How to find AI startup ideas using domain knowledge and market gaps

Executive overview

Most founders hunt for ideas in a vacuum. The best ideas come from direct exposure to broken workflows, vulnerable incumbents, or proven markets.

Three principles cut through the noise: exploit your own domain knowledge, target companies that cannot adapt to AI, and enter markets where product-market fit is already established.

Build where you have unfair knowledge, against competitors who cannot move fast.

Get a job or mine your past work experience

  • Domain knowledge from any job or internship is a direct pipeline to startup ideas.
  • Look for workflows that are manual, repetitive, or broken — these are AI automation candidates.
  • Even job listings reveal what tasks AI agents could replace or augment.
  • Interview processes generate market data before you write a single line of code.
  • If you have no relevant experience, take a remote or entry-level knowledge-worker role and map it for automation opportunities.
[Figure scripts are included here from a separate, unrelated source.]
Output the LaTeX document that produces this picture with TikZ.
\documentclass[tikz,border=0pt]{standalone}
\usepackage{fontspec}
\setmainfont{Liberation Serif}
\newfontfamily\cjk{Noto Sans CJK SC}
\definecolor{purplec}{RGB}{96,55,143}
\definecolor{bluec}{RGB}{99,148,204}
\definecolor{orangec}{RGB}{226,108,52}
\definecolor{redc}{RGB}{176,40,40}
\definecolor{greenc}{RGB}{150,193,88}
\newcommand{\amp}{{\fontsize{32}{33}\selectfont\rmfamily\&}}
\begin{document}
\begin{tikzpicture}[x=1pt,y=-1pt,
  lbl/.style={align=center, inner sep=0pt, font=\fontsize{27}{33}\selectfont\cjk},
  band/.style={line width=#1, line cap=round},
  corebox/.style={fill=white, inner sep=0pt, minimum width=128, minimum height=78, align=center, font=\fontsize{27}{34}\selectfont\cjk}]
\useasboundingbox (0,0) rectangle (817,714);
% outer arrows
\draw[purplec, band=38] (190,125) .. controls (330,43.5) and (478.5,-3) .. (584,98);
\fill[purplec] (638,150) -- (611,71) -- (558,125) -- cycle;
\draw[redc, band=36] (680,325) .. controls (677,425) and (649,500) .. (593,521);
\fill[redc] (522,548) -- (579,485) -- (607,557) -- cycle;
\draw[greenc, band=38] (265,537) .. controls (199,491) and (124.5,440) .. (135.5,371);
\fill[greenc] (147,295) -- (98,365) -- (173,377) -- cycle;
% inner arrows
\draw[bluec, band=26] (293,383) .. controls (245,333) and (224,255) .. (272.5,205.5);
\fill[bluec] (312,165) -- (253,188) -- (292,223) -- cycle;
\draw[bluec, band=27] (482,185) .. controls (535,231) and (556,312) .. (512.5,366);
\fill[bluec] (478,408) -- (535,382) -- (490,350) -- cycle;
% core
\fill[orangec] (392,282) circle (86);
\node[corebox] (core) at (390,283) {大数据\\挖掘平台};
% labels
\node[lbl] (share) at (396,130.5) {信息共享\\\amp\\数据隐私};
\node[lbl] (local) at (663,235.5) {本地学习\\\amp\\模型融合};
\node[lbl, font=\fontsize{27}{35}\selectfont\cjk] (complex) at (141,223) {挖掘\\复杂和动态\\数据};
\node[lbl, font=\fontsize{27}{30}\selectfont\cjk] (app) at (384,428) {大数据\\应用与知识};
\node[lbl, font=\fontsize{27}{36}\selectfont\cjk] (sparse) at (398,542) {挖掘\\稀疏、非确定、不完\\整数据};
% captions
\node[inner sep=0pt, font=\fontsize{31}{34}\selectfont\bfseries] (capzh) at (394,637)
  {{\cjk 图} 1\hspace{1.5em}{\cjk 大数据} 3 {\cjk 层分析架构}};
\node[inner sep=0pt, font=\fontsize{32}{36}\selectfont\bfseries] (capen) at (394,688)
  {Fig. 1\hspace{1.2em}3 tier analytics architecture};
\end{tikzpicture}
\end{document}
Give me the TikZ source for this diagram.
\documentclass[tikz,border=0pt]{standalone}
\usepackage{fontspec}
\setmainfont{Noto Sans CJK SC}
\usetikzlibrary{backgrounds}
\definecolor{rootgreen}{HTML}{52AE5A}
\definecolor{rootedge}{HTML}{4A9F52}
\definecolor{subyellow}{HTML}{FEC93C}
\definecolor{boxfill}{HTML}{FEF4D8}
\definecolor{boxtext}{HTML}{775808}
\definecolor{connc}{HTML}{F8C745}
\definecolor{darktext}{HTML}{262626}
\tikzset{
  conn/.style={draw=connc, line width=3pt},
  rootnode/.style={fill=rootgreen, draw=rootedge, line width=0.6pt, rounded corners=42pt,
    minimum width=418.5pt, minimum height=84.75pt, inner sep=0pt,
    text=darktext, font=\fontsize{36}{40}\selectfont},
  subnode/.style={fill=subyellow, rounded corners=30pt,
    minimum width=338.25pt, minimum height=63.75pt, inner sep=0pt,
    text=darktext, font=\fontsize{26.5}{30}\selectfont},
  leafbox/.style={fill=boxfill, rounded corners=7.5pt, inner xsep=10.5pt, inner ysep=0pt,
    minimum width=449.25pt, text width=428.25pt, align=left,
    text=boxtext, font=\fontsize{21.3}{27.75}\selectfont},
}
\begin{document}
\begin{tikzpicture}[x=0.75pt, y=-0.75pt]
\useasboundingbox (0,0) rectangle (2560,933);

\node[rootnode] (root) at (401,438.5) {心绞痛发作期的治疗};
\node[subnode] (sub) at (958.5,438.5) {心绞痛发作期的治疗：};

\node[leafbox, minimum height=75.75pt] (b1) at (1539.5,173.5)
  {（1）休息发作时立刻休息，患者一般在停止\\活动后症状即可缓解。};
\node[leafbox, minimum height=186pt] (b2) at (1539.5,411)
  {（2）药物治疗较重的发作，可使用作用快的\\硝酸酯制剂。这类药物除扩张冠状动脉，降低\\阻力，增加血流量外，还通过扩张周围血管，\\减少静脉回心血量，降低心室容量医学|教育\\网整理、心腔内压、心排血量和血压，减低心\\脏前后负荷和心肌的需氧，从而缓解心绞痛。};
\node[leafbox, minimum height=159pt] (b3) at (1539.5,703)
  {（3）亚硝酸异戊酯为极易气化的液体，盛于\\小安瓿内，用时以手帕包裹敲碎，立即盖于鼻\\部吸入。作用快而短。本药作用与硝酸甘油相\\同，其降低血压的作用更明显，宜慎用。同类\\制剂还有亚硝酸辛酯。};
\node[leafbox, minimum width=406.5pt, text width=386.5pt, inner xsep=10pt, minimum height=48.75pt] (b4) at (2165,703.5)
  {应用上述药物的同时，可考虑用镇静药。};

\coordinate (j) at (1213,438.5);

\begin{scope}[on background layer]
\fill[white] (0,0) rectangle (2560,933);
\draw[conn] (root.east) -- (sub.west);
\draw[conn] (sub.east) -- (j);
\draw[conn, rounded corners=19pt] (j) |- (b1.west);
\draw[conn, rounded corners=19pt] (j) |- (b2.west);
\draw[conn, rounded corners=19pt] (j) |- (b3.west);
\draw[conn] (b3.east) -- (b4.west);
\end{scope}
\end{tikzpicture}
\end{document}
Build an AI-first version of a PE-backed SaaS

  • PE-backed companies follow a predictable playbook: acquire captive customer bases, raise prices, offshore dev, cut marketing.
  • R&D atrophies; AI adoption stalls; customer experience degrades.
  • Customers cannot easily leave — but they are unhappy and unserved by new features.
  • AI-first means: fewer engineers to build an equivalent product, fewer clicks via AI agents or co-pilots, and AI-assisted go-to-market.
  • These incumbents will either try to acquire you or get displaced — both outcomes are acceptable.

Build a competitor to a series B company

  • Series B signals proven product-market fit at scale — the idea risk is gone.
  • Series B companies carry execution risk: new executives, scaled go-to-market, tech debt, possible lack of AI-native architecture.
  • They bolted on AI features rather than rethinking the product from first principles.
  • You build from scratch, AI-first, against a target whose customers already exist and whose playbook is public.
  • Use Crunchbase or PitchBook to find recent series B raises as a sourcing list.

Build momentum and pivot where the heat is

  • No founder's first idea is the one they succeed with — pivoting is the rule, not the exception.
  • A zoom-in pivot narrows a broad idea to the one feature customers actually want (e.g., Instagram dropping everything except photo filters).
  • Time spent on idea selection without market contact is wasted; early customer conversations surface the real opportunity.
  • Start with your best current idea, go through the motions of taking it to market, and let data dictate the pivot.